In response, Penn State went out on Saturday against the Iowa Hawkeyes and scored 13 points.
Even so, I'm not here to critique Saturday's offensive performance. In fact, I'm coming in praise of it. Life's funny, isn't it?
This isn't merely about the satisfaction of finally getting a sound win against an Iowa team that has been a thorn in our side for the past decade. In fact, there's no question that this team has a lot of work to do to be better on offense. All that said, despite the Saturday's scoring (or lack thereof), we saw real progress. What we actually saw were the coaches putting their players in a position to be successful.

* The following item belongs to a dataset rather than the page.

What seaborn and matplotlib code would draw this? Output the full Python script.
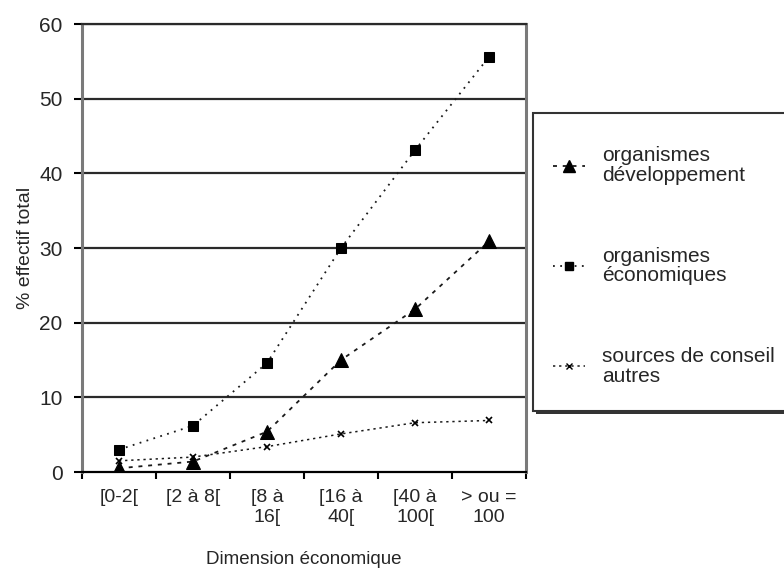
import matplotlib
matplotlib.use("Agg")
import matplotlib.pyplot as plt
from matplotlib.patches import Rectangle
from matplotlib.lines import Line2D
import seaborn as sns
import pandas as pd
import numpy as np

categories = ["[0-2[", "[2 à 8[", "[8 à\n16[", "[16 à\n40[", "[40 à\n100[", "> ou =\n100"]
developpement = [0.5, 1.4, 5.4, 15.0, 21.8, 30.9]
economiques = [3.0, 6.2, 14.6, 30.0, 43.1, 55.6]
autres = [1.5, 2.0, 3.4, 5.1, 6.6, 6.9]
series_labels = ["organismes\ndéveloppement", "organismes\néconomiques", "sources de conseil\nautres"]

sns.set_style("white")
plt.rcParams["font.family"] = ["Liberation Sans", "DejaVu Sans"]

fig = plt.figure(figsize=(7.84, 5.75), dpi=100)
W, H = 784, 575
ax = fig.add_axes([82 / W, (H - 472) / H, (526 - 82) / W, (472 - 24) / H])

pos = np.arange(len(categories))
df = pd.DataFrame({"pos": pos, "dev": developpement, "eco": economiques, "aut": autres})

ink = "#1a1a1a"
sns.lineplot(data=df, x="pos", y="dev", ax=ax, color=ink, lw=1.3,
             linestyle=(0, (2.2, 3.2)), marker="^", markersize=10,
             markeredgecolor="black", markerfacecolor="black", zorder=5)
sns.lineplot(data=df, x="pos", y="eco", ax=ax, color=ink, lw=1.3,
             linestyle=(0, (1, 3)), marker="s", markersize=7,
             markeredgecolor="black", markerfacecolor="black", zorder=5)
sns.lineplot(data=df, x="pos", y="aut", ax=ax, color=ink, lw=1.1,
             linestyle=(0, (1.5, 2.5)), marker="x", markersize=4,
             markeredgecolor="black", markeredgewidth=1.2, zorder=5)

ax.set_xlim(-0.5, len(categories) - 0.5)
ax.set_ylim(0, 60)

# horizontal gridlines
for y in range(10, 61, 10):
    ax.axhline(y, color="#2a2a2a", lw=1.6, zorder=1)

ax.set_yticks(range(0, 61, 10))
ax.set_yticklabels([str(v) for v in range(0, 61, 10)], fontsize=15)
ax.tick_params(axis="y", direction="out", length=6, width=1.5, color="black", pad=8, left=True)

# category boundaries as major ticks, category names as minor tick labels
ax.set_xticks(np.arange(-0.5, len(categories), 1.0))
ax.set_xticklabels([])
ax.set_xticks(pos, minor=True)
ax.set_xticklabels(categories, minor=True, fontsize=14, linespacing=1.25)
ax.tick_params(axis="x", which="major", direction="out", length=5, width=1.5, color="black", bottom=True)
ax.tick_params(axis="x", which="minor", length=0, pad=12)

for side in ["left", "right"]:
    ax.spines[side].set_color("#7a7a7a")
    ax.spines[side].set_linewidth(2.2)
ax.spines["bottom"].set_color("black")
ax.spines["bottom"].set_linewidth(1.6)
ax.spines["top"].set_color("#2a2a2a")
ax.spines["top"].set_linewidth(1.6)

ax.set_xlabel("Dimension économique", fontsize=13.5, labelpad=18)
ax.set_ylabel("% effectif total", fontsize=14, labelpad=4)

# legend box with drop shadow
box_x0, box_y0, box_x1, box_y1 = 533, 113, 800, 411
fig.patches.append(Rectangle(((box_x0 + 3) / W, (H - box_y1 - 3) / H),
                             (box_x1 - box_x0) / W, (box_y1 - box_y0) / H,
                             transform=fig.transFigure, facecolor="#333333",
                             edgecolor="none", zorder=0))
fig.patches.append(Rectangle((box_x0 / W, (H - box_y1) / H),
                             (box_x1 - box_x0) / W, (box_y1 - box_y0) / H,
                             transform=fig.transFigure, facecolor="white",
                             edgecolor="#333333", lw=1.5, zorder=1))

handles = [
    Line2D([], [], color=ink, lw=1.3, linestyle=(0, (2.2, 3.2)), marker="^",
           markersize=8, markerfacecolor="black", markeredgecolor="black"),
    Line2D([], [], color=ink, lw=1.3, linestyle=(0, (1, 3)), marker="s",
           markersize=6, markerfacecolor="black", markeredgecolor="black"),
    Line2D([], [], color=ink, lw=1.1, linestyle=(0, (1.5, 2.5)), marker="x",
           markersize=4, markeredgecolor="black"),
]
leg = fig.legend(handles, series_labels, loc="upper left",
                 bbox_to_anchor=(543 / W, (H - 136) / H),
                 frameon=False, fontsize=15, handlelength=1.5, handletextpad=0.85,
                 labelspacing=2.95, borderpad=0)
for t in leg.get_texts():
    t.set_linespacing(1.05)
leg.set_zorder(3)

fig.savefig("out.png", dpi=100)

Each of those criticisms pointed out on Friday were addressed. Yes, we ran Silas Redd into the teeth of the defense and he gained yards running inside at least in part because our offensive live was physically superior. But we also elected to run plays where he and Curtis "Diesel" Dukes could break around the tackle. Several times we ran misdirection plays that we ran during the Spread HD era, with Smith looping around on an end-around fake while Redd broke in the other direction with the ball. Speaking of Smith, McGloin hit him on a drag route underneath that gave the Nittany Lions a 21-yard gain. Smith ran a similar route during the first drive on the 3rd down in the red zone where Bolden threw the ball at Justin Brown's feet.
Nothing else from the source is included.